Matrix creation and operations in SciPy - Time & Space Complexity
When working with matrices in scipy, it's important to know how the time to create and operate on them grows as the matrix size increases.
We want to understand how the number of steps changes when the matrix gets bigger.
Analyze the time complexity of the following code snippet.
import numpy as np
from scipy import linalg
n = 100
A = np.random.rand(n, n) # Create an n x n matrix
B = np.random.rand(n, n) # Create another n x n matrix
C = A + B # Matrix addition
D = linalg.inv(A) # Matrix inversion
This code creates two square matrices, adds them, and then finds the inverse of one matrix.
- Primary operation: Matrix inversion involves many repeated calculations internally, such as row operations or decompositions.
- How many times: These internal steps scale with the square and cube of the matrix size, depending on the operation.
As the matrix size n grows, the time to add matrices grows slower than the time to invert a matrix.
| Input Size (n) | Approx. Operations for Addition | Approx. Operations for Inversion |
|---|---|---|
| 10 | 100 | 1,000 |
| 100 | 10,000 | 1,000,000 |
| 1000 | 1,000,000 | 1,000,000,000 |
Pattern observation: Addition grows with the square of n, but inversion grows roughly with the cube of n, so inversion gets much slower as n increases.
Time Complexity: O(n^3)
This means that as the matrix size doubles, the time to invert it roughly increases eight times.

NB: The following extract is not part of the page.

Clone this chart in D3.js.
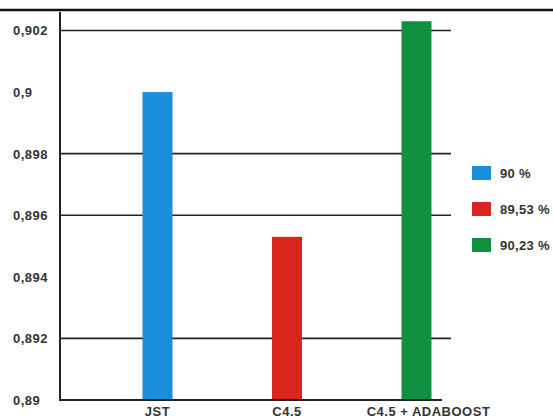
<!DOCTYPE html>
<html>
<head>
<meta charset="utf-8">
<script src="https://cdn.jsdelivr.net/npm/d3@7"></script>
<style>
  html, body { margin: 0; padding: 0; background: #fff; }
  svg { display: block; }
  text { font-family: "Liberation Sans", Arial, sans-serif; font-weight: bold; fill: #333; }
</style>
</head>
<body>
<svg id="chart" width="553" height="419"></svg>
<script>
// Classifier accuracy
const categories = ["JST", "C4.5", "C4.5 + ADABOOST"];
const values = [0.9, 0.8953, 0.9023];
const legendLabels = ["90 %", "89,53 %", "90,23 %"];
const colors = ["#1b8edb", "#d8261e", "#10913f"];
const tickValues = [0.89, 0.892, 0.894, 0.896, 0.898, 0.9, 0.902];
const tickLabels = ["0,89", "0,892", "0,894", "0,896", "0,898", "0,9", "0,902"];
const gridValues = [0.892, 0.896, 0.898, 0.902];

const svg = d3.select("#chart");

const y = d3.scaleLinear().domain([0.89, 0.9026]).range([400, 12]);
const x = d3.scalePoint().domain(categories).range([157.5, 416.5]);
const barWidth = 30;
const axisX = 60;

// heavy rule across the top
svg.append("line")
  .attr("x1", 0).attr("x2", 553).attr("y1", 10).attr("y2", 10)
  .attr("stroke", "#111").attr("stroke-width", 2.5);

// horizontal grid lines
svg.append("g").selectAll("line").data(gridValues).join("line")
  .attr("x1", axisX).attr("x2", 451)
  .attr("y1", d => y(d)).attr("y2", d => y(d))
  .attr("stroke", "#222").attr("stroke-width", 1.6);

// bars
svg.append("g").selectAll("rect").data(values).join("rect")
  .attr("x", (d, i) => x(categories[i]) - barWidth / 2)
  .attr("width", barWidth)
  .attr("y", d => y(d))
  .attr("height", d => y(0.89) - y(d))
  .attr("fill", (d, i) => colors[i]);

// baseline and vertical axis
svg.append("line")
  .attr("x1", axisX).attr("x2", 442).attr("y1", y(0.89)).attr("y2", y(0.89))
  .attr("stroke", "#222").attr("stroke-width", 2);
svg.append("line")
  .attr("x1", axisX).attr("x2", axisX).attr("y1", y.range()[1]).attr("y2", y(0.89) + 1)
  .attr("stroke", "#222").attr("stroke-width", 2);

// y tick labels, left aligned
svg.append("g").selectAll("text").data(tickValues).join("text")
  .attr("x", 13)
  .attr("y", d => y(d) + 5)
  .attr("font-size", 13)
  .attr("letter-spacing", 0.5)
  .text((d, i) => tickLabels[i]);

// category labels
const labelShift = [0, 0, 12];
svg.append("g").selectAll("text").data(categories).join("text")
  .attr("x", (d, i) => x(d) + labelShift[i])
  .attr("y", 416)
  .attr("text-anchor", "middle")
  .attr("font-size", 13)
  .attr("letter-spacing", 0.5)
  .text(d => d);

// legend
const legend = svg.append("g").selectAll("g").data(legendLabels).join("g")
  .attr("transform", (d, i) => `translate(472, ${166 + i * 36})`);
legend.append("rect")
  .attr("width", 19).attr("height", 14)
  .attr("fill", (d, i) => colors[i]);
legend.append("text")
  .attr("x", 28).attr("y", 12)
  .attr("font-size", 13)
  .attr("letter-spacing", 0.3)
  .text(d => d);
</script>
</body>
</html>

[X] Wrong: "Matrix addition and inversion take about the same time because they both work on the whole matrix."
[OK] Correct: Addition just adds each element once, so it grows with n squared, but inversion does many more complex steps, making it much slower as size grows.
Understanding how matrix operations scale helps you explain your choices when working with data or algorithms that use matrices, showing you know what affects performance.
"What if we replaced matrix inversion with matrix multiplication? How would the time complexity change?"